Over the course of the next one and a half months (with three more foreseen Plenary meetings – 24-26 March, 7-9 April and 28-30 April), it is impossible to discuss and decide on the desired follow-up to be given to all of the 178 European Citizens’ Panel recommendations in full detail, let alone to consider all other Conference input. Therefore, the Conference Plenary will need to prioritise. There is a certain number of recommendations that could be implemented relatively easily by individual actors at various political levels, because they do not challenge the status quo in a significant manner. However, there are also recommendations that would necessitate legislative action by the EU institutions, EU treaty change or even constitutional reform at the national level. The implementation of this last category of recommendations would require a lot of political will and constructive cooperation among many actors at various political levels. Due to the broad composition of the Conference Plenary, bringing together political actors from local to European level, as well as citizens and civil society, the Conference Plenary is the place par excellence to seriously consider and take a stance on such recommendations. Furthermore, focusing on the most ambitious recommendations is the best way to ensure that the Conference will have a significant political impact on the future of Europe.

3. Find a consensus on the need for & modalities of EU constitutional reform

The question of EU treaty change (constitutional reform) is the big pink elephant in the Conference. While it should have been clarified from the very start that exploring the need for EU treaty change is one of the objectives of the Conference, the Conference Plenary should now finally explicitly address this question on the basis of the concrete panel recommendations and other Conference input that would require EU treaty change to be implemented. If it were to be decided that treaty change is necessary, the Conference Plenary should also specify how they expect treaty change to be implemented in the most inclusive, transparent and accountable manner, including by considering the option of an EU-wide referendum at the end of a possible constitutional reform process. By addressing and resolving this question of treaty change in a meaningful and publicly accountable manner, the EU will have the opportunity to process the trauma it experienced from the last comprehensive exercise in treaty revision. A failure to do so would not only be a missed opportunity, it would also undermine public and political trust in the very possibility of reforming the European Union ever again.

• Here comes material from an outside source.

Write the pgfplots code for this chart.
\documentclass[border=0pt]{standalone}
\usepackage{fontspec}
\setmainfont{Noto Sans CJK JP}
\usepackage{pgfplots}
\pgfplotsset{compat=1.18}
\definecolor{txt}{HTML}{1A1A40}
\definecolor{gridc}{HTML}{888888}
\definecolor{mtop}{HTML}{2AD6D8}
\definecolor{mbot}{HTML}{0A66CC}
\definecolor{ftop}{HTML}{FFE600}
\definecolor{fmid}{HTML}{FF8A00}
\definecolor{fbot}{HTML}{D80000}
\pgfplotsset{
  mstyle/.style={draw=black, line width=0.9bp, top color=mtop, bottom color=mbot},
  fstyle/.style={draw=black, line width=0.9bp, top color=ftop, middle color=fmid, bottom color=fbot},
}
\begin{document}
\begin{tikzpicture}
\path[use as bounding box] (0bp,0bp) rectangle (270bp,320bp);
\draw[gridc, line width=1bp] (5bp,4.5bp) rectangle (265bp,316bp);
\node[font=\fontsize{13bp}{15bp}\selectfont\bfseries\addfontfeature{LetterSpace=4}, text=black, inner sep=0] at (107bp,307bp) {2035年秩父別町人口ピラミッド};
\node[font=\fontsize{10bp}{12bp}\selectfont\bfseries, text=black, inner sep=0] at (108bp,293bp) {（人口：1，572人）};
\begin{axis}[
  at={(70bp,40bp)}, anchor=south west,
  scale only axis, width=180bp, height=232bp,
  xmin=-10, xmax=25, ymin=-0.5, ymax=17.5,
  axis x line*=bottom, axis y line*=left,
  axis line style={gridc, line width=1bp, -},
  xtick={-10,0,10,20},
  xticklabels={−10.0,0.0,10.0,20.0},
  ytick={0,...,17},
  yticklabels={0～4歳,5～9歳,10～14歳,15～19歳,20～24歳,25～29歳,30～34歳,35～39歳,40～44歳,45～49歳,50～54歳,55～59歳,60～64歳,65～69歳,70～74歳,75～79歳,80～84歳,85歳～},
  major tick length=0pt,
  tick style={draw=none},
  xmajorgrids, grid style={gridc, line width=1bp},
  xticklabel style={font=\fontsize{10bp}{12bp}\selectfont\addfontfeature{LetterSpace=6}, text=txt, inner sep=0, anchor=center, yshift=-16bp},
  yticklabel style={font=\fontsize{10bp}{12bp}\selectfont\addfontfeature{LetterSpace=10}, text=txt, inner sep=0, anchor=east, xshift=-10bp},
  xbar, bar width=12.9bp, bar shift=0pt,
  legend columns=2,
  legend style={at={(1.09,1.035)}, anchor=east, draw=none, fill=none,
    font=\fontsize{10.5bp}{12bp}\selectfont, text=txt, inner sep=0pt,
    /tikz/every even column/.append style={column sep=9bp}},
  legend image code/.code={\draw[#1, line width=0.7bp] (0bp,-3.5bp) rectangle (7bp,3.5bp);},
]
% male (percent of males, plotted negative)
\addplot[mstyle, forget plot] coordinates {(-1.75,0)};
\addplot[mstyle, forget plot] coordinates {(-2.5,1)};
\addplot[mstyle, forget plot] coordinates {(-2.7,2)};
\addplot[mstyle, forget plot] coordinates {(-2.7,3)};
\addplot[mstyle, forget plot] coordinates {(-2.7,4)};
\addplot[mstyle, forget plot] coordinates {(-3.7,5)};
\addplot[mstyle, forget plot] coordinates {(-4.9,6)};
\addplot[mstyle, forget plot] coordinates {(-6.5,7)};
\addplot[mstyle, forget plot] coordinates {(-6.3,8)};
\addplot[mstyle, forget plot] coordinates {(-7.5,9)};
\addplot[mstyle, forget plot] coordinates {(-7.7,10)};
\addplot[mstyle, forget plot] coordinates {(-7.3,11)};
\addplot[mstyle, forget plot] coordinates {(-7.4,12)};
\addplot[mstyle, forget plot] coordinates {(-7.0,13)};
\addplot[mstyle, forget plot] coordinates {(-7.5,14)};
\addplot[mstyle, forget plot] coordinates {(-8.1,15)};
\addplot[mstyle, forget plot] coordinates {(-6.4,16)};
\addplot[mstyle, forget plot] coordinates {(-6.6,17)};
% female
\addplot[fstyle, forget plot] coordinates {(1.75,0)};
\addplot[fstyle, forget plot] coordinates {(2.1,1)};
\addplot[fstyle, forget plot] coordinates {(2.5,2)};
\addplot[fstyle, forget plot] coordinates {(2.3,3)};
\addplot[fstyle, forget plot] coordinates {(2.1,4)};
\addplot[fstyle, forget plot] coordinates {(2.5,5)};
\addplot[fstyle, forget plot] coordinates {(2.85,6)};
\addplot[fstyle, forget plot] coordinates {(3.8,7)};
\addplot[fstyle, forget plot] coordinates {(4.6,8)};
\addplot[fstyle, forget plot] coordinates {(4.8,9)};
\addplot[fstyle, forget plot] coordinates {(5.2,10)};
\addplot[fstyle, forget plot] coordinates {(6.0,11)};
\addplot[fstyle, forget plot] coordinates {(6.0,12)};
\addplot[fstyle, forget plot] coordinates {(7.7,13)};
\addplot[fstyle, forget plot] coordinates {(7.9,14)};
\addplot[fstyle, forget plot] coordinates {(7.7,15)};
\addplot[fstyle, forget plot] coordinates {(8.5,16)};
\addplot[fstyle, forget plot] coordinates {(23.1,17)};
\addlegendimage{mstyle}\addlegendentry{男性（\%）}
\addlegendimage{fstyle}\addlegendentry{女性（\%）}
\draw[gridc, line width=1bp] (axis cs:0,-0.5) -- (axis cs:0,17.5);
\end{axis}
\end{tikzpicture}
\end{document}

4. Bring in previously excluded voices and perspectives

The Conference has been designed in a very top-down manner by the three EU institutions. While the Joint Declaration lists ‘inclusiveness’ as one of the three main principles of the Conference, it has not been put into practice properly (see this press release, this joint letter to the Executive Board, a follow-up letter to the Conference Plenary, and another press release). However, it is never too late to learn from past mistakes and do better. In this critical final phase of the Conference, the Conference Plenary should organise targeted consultation with marginalised communities in order to maximise the chances for the successful development and implementation of Conference Plenary proposals, and to prevent that the Conference reproduces existing structural inequalities in society. A very first step could be to invite the EU’s very own Anti-racism Coordinator, Michaela Moua, to the next Conference Plenary on 24-26 March.

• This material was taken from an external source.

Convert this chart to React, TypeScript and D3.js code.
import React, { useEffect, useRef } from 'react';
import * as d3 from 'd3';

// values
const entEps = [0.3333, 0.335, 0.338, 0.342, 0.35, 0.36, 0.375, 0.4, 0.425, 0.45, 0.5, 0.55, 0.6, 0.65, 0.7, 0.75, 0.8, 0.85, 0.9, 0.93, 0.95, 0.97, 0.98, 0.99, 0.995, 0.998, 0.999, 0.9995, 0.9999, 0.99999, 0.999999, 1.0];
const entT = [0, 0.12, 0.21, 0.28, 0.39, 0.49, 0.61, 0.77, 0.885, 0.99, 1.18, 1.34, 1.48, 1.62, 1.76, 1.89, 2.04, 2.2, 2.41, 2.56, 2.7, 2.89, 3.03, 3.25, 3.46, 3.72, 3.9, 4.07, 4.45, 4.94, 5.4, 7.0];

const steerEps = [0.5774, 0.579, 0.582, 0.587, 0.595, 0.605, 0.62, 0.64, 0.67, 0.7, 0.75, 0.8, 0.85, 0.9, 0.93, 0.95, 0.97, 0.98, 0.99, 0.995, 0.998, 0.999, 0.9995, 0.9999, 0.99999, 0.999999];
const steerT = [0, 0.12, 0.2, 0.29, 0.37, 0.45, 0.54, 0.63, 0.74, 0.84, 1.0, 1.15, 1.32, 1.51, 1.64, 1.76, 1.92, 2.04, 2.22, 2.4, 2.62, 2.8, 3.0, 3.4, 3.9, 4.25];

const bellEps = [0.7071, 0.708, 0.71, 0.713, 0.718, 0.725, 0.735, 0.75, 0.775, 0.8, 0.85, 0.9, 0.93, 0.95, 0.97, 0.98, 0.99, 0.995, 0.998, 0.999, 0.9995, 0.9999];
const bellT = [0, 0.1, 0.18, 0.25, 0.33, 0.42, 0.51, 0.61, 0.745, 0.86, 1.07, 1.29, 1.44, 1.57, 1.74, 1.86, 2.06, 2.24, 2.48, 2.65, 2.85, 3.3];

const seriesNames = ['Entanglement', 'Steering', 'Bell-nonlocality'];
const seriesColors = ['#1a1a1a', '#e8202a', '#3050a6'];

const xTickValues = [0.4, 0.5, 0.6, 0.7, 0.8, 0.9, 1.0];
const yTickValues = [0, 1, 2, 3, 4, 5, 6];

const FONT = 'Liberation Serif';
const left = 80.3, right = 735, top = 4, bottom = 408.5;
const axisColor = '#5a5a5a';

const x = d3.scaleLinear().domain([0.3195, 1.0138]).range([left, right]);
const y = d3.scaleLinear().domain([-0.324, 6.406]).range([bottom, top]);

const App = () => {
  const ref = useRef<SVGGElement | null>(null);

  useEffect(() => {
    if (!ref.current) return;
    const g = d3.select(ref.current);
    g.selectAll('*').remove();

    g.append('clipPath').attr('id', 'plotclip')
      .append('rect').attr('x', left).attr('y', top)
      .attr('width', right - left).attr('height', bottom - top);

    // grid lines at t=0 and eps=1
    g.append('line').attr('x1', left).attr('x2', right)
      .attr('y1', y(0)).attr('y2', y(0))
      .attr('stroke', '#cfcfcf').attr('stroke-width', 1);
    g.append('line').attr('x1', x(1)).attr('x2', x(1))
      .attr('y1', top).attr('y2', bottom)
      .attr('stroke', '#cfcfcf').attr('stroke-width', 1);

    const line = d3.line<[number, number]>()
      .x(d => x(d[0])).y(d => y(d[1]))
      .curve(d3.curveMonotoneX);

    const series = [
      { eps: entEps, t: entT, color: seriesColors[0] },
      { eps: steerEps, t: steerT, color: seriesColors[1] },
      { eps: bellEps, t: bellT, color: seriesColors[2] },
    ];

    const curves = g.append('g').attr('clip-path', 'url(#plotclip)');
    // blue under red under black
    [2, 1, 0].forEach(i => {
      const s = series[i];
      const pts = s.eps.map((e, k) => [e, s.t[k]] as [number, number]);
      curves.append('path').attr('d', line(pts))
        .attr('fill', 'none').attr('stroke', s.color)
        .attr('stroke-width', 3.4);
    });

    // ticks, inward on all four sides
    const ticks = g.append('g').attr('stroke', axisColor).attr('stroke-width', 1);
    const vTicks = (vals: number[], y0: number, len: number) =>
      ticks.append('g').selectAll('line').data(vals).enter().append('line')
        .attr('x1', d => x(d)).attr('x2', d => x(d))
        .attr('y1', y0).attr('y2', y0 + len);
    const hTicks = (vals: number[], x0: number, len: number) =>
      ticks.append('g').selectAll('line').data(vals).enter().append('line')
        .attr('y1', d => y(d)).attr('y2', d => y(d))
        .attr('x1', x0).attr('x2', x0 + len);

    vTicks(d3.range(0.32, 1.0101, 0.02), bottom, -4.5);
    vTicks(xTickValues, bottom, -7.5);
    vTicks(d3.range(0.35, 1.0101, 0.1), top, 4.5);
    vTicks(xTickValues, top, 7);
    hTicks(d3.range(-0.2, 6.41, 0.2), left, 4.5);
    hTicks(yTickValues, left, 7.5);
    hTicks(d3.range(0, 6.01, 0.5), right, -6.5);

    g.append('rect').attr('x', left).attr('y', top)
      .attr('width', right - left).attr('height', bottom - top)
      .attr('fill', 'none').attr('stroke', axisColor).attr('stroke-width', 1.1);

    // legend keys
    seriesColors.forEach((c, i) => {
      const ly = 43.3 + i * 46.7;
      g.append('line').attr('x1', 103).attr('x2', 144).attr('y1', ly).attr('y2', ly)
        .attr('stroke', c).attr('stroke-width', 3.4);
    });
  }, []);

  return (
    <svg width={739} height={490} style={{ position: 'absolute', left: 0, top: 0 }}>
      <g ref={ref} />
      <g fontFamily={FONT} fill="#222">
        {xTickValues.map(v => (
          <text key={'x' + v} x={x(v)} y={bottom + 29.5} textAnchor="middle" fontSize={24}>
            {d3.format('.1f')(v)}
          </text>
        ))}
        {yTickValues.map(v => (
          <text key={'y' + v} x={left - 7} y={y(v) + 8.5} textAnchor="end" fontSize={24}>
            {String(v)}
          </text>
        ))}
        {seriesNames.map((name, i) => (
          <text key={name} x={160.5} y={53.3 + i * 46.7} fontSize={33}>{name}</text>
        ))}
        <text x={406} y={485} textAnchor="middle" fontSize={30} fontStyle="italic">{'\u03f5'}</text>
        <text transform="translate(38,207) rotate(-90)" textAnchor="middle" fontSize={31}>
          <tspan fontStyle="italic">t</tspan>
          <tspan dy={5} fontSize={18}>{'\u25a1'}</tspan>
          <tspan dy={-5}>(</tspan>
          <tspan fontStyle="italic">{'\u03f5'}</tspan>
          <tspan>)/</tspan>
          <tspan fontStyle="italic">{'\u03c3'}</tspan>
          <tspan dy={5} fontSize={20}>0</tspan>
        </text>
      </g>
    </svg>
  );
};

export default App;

5. Define a Conference follow-up timeline and related commitments

While we recommend the Conference Plenary to focus on the most politically ambitious recommendations within the remaining one and a half months until the end of the Conference, this is not to imply that other recommendations are of lesser importance. We call for each and every one of the 178 European Citizens’ Panel recommendations to receive a written reply from the three EU institutions, the actors that invited panel members to participate in the first place (see our joint letter to the Executive Board). In order to ensure that the EU institutions meet this expectation and do justice to the Conference outcomes in a timely manner, the Executive Board needs to propose a concrete timeline for the follow-up on the European Citizens’ Panel recommendations and the other Conference outcomes. Each of the three EU institutions should first individually consider all Conference outcomes and develop a detailed report based on a common format. In this report, it should address the foreseen or already taken actions to follow up on recommendations and proposals. These three reports should be presented and discussed during a first post-Conference Plenary meeting, e.g. in December 2022. In a second instance, the three EU institutions need to sit together to agree on and develop one single overarching report on the follow-up given on the Conference outcomes. This final report should then once again be presented and discussed during a second and final post-Conference Plenary meeting, e.g. on 9 May 2023.